#### [THE REQUEST]
Reproduce, character for character, the lines below from the first through the one with "import plotly.graph_objects as go". Leave pictures out.

━━ DATASET EXCERPT

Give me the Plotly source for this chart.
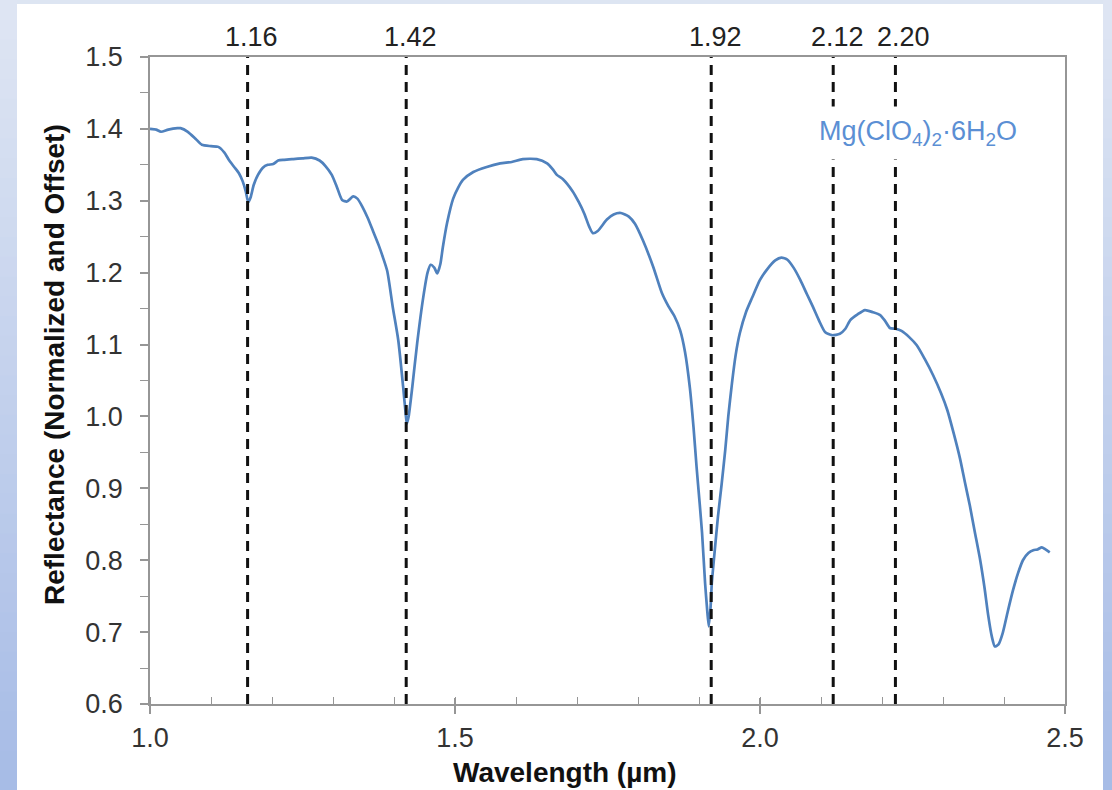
import plotly.graph_objects as go

# ---------------- data ----------------
wavelength = [1.000, 1.010, 1.018, 1.030, 1.045, 1.050, 1.062, 1.075, 1.085, 1.100,
              1.112, 1.122, 1.130, 1.138, 1.146, 1.152, 1.157, 1.161, 1.165, 1.170,
              1.177, 1.185, 1.193, 1.202, 1.210, 1.220, 1.235, 1.250, 1.265, 1.278,
              1.288, 1.298, 1.306, 1.315, 1.323, 1.333, 1.340, 1.348, 1.357, 1.366,
              1.375, 1.382, 1.389, 1.398, 1.407, 1.415, 1.419, 1.421, 1.424, 1.430,
              1.438, 1.448, 1.455, 1.460, 1.466, 1.471, 1.476, 1.480, 1.487, 1.497,
              1.505, 1.513, 1.530, 1.552, 1.574, 1.593, 1.611, 1.634, 1.651, 1.660,
              1.667, 1.677, 1.693, 1.703, 1.712, 1.720, 1.726, 1.734, 1.749, 1.760,
              1.772, 1.785, 1.795, 1.808, 1.825, 1.839, 1.850, 1.860, 1.869, 1.877,
              1.885, 1.891, 1.896, 1.901, 1.905, 1.910, 1.913, 1.916, 1.919, 1.921,
              1.926, 1.931, 1.937, 1.943, 1.948, 1.954, 1.960, 1.967, 1.977, 1.987,
              2.000, 2.012, 2.025, 2.035, 2.045, 2.055, 2.066, 2.077, 2.087, 2.097,
              2.107, 2.118, 2.131, 2.140, 2.148, 2.160, 2.172, 2.185, 2.197, 2.205,
              2.213, 2.222, 2.232, 2.245, 2.257, 2.270, 2.284, 2.297, 2.307, 2.318,
              2.328, 2.336, 2.344, 2.352, 2.361, 2.368, 2.374, 2.380, 2.385, 2.391,
              2.398, 2.406, 2.415, 2.423, 2.431, 2.440, 2.448, 2.455, 2.462, 2.468,
              2.475]
reflectance = [1.400, 1.399, 1.396, 1.399, 1.401, 1.401, 1.396, 1.386, 1.378, 1.376,
               1.375, 1.367, 1.356, 1.347, 1.338, 1.327, 1.313, 1.298, 1.305, 1.322,
               1.336, 1.346, 1.350, 1.351, 1.356, 1.357, 1.358, 1.359, 1.360, 1.356,
               1.348, 1.336, 1.320, 1.301, 1.299, 1.306, 1.303, 1.292, 1.276, 1.257,
               1.238, 1.221, 1.202, 1.152, 1.106, 1.041, 1.005, 0.990, 1.000, 1.041,
               1.102, 1.166, 1.200, 1.211, 1.207, 1.199, 1.212, 1.235, 1.269, 1.303,
               1.318, 1.329, 1.340, 1.347, 1.352, 1.354, 1.358, 1.358, 1.352, 1.344,
               1.336, 1.330, 1.313, 1.298, 1.282, 1.264, 1.255, 1.258, 1.274, 1.281,
               1.283, 1.278, 1.268, 1.245, 1.208, 1.172, 1.153, 1.139, 1.120, 1.090,
               1.040, 0.985, 0.930, 0.880, 0.838, 0.768, 0.735, 0.708, 0.735, 0.768,
               0.815, 0.860, 0.905, 0.953, 1.000, 1.046, 1.085, 1.116, 1.145, 1.165,
               1.190, 1.205, 1.217, 1.221, 1.218, 1.207, 1.190, 1.170, 1.152, 1.133,
               1.117, 1.113, 1.115, 1.122, 1.134, 1.142, 1.148, 1.145, 1.141, 1.133,
               1.123, 1.122, 1.119, 1.110, 1.099, 1.080, 1.057, 1.032, 1.009, 0.975,
               0.941, 0.908, 0.876, 0.840, 0.800, 0.762, 0.724, 0.694, 0.680, 0.683,
               0.699, 0.728, 0.759, 0.782, 0.800, 0.810, 0.814, 0.815, 0.818, 0.815,
               0.811]

band_positions = [1.16, 1.42, 1.92, 2.12, 2.222]
band_labels = ["1.16", "1.42", "1.92", "2.12", "2.20"]

x_range = [1.0, 2.5]
y_range = [0.6, 1.5]
x_tickvals = [1.0, 1.5, 2.0, 2.5]
y_tickvals = [0.6, 0.7, 0.8, 0.9, 1.0, 1.1, 1.2, 1.3, 1.4, 1.5]

sample_label = "Mg(ClO<sub>4</sub>)<sub>2</sub>·6H<sub>2</sub>O"
x_title = "<b>Wavelength (µm)</b>"
y_title = "<b>Reflectance (Normalized and Offset)</b>"

# ---------------- layout geometry ----------------
W, H = 1112, 790
ML, MR, MT, MB = 150, 47, 57, 86
PW, PH = W - ML - MR, H - MT - MB

def px_x(px):
    return (px - ML) / PW

def px_y(py):
    return (H - MB - py) / PH

FONT = "Liberation Sans, Arial, Helvetica, sans-serif"
AXIS_GRAY = "#969696"
LINE_BLUE = "#4f81bd"
TEXT_BLUE = "#5b8fd4"

fig = go.Figure()
fig.add_trace(go.Scatter(x=wavelength, y=reflectance, mode="lines",
                         line=dict(color=LINE_BLUE, width=2.7, shape="spline", smoothing=0.6),
                         showlegend=False, hoverinfo="x+y"))
# helper trace to draw the inner half of the crossing major x ticks
fig.add_trace(go.Scatter(x=[None], y=[None], xaxis="x2", showlegend=False, hoverinfo="skip"))

shapes = []
# background: blue gradient frame with white card
def lerp(c1, c2, t):
    return "rgb(%d,%d,%d)" % tuple(round(a + (b - a) * t) for a, b in zip(c1, c2))

top_c = (223, 230, 243)
bot_c = (166, 187, 230)
shapes.append(dict(type="rect", xref="paper", yref="paper", layer="below",
                   x0=px_x(0), x1=px_x(W), y0=px_y(H), y1=px_y(0),
                   fillcolor="rgb(221,229,242)", line=dict(width=0)))
nb = 40
for i in range(nb):
    y0p = i * H / nb
    y1p = (i + 1) * H / nb + 1
    col = lerp(top_c, bot_c, (i + 0.5) / nb)
    for (a, b) in [(0, 17), (1103, W)]:
        shapes.append(dict(type="rect", xref="paper", yref="paper", layer="below",
                           x0=px_x(a), x1=px_x(b), y0=px_y(y1p), y1=px_y(y0p),
                           fillcolor=col, line=dict(width=0)))
shapes.append(dict(type="rect", xref="paper", yref="paper", layer="below",
                   x0=px_x(17), x1=px_x(1103), y0=px_y(H + 2), y1=px_y(4),
                   fillcolor="white", line=dict(width=0)))

# dashed band lines
for bx in band_positions:
    shapes.append(dict(type="line", xref="x", yref="y", x0=bx, x1=bx,
                       y0=y_range[0], y1=y_range[1], layer="above",
                       line=dict(color="#111111", width=3, dash="10px,7px")))

annotations = []
for bx, lab in zip(band_positions, band_labels):
    annotations.append(dict(x=bx, y=px_y(37), xref="x", yref="paper", text=lab,
                            showarrow=False, xanchor="center", yanchor="middle",
                            xshift=8 if lab == "2.20" else 4,
                            font=dict(family=FONT, size=27, color="#222222")))

annotations.append(dict(x=2.259, y=1.394, xref="x", yref="y", text=sample_label,
                        showarrow=False, xanchor="center", yanchor="middle",
                        bgcolor="white", borderpad=9,
                        font=dict(family=FONT, size=27, color=TEXT_BLUE)))

annotations.append(dict(x=px_x(565), y=px_y(772), xref="paper", yref="paper",
                        text=x_title, showarrow=False, xanchor="center", yanchor="middle",
                        font=dict(family=FONT, size=28, color="#111111")))
annotations.append(dict(x=px_x(54), y=px_y(365), xref="paper", yref="paper",
                        text=y_title, showarrow=False, textangle=-90,
                        xanchor="center", yanchor="middle",
                        font=dict(family=FONT, size=28, color="#111111")))

fig.update_layout(
    width=W, height=H,
    margin=dict(l=ML, r=MR, t=MT, b=MB, pad=0),
    paper_bgcolor="rgb(221,229,242)",
    plot_bgcolor="rgba(0,0,0,0)",
    shapes=shapes,
    annotations=annotations,
    xaxis=dict(range=x_range, tickvals=x_tickvals, tickformat=".1f",
               showgrid=False, zeroline=False,
               showline=True, linecolor=AXIS_GRAY, linewidth=1.5, mirror=True,
               ticks="outside", ticklen=8, tickwidth=1.5, tickcolor=AXIS_GRAY,
               ticklabelstandoff=1,
               minor=dict(dtick=0.1, tick0=1.0, ticks="inside", ticklen=7,
                          tickwidth=1.2, tickcolor=AXIS_GRAY, showgrid=False),
               tickfont=dict(family=FONT, size=27, color="#333333")),
    xaxis2=dict(range=x_range, overlaying="x", anchor="y", side="bottom",
                tickvals=x_tickvals, showticklabels=False, showgrid=False,
                zeroline=False, showline=False,
                ticks="inside", ticklen=6, tickwidth=1.5, tickcolor=AXIS_GRAY),
    yaxis=dict(range=y_range, tickvals=y_tickvals, tickformat=".1f",
               showgrid=False, zeroline=False,
               showline=True, linecolor=AXIS_GRAY, linewidth=1.5, mirror=True,
               ticks="outside", ticklen=8, tickwidth=1.5, tickcolor=AXIS_GRAY,
               ticklabelstandoff=12,
               minor=dict(dtick=0.05, tick0=0.6, ticks="outside", ticklen=8,
                          tickwidth=1.2, tickcolor=AXIS_GRAY, showgrid=False),
               tickfont=dict(family=FONT, size=27, color="#333333")),
)

fig.write_html("out.html",
               config={"displayModeBar": False},
               post_script="document.body.style.margin='0px';"
                           "document.body.style.overflow='hidden';")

━━━━

#### [SOLUTION TO THIS TASK]
Give me the Plotly source for this chart.
import plotly.graph_objects as go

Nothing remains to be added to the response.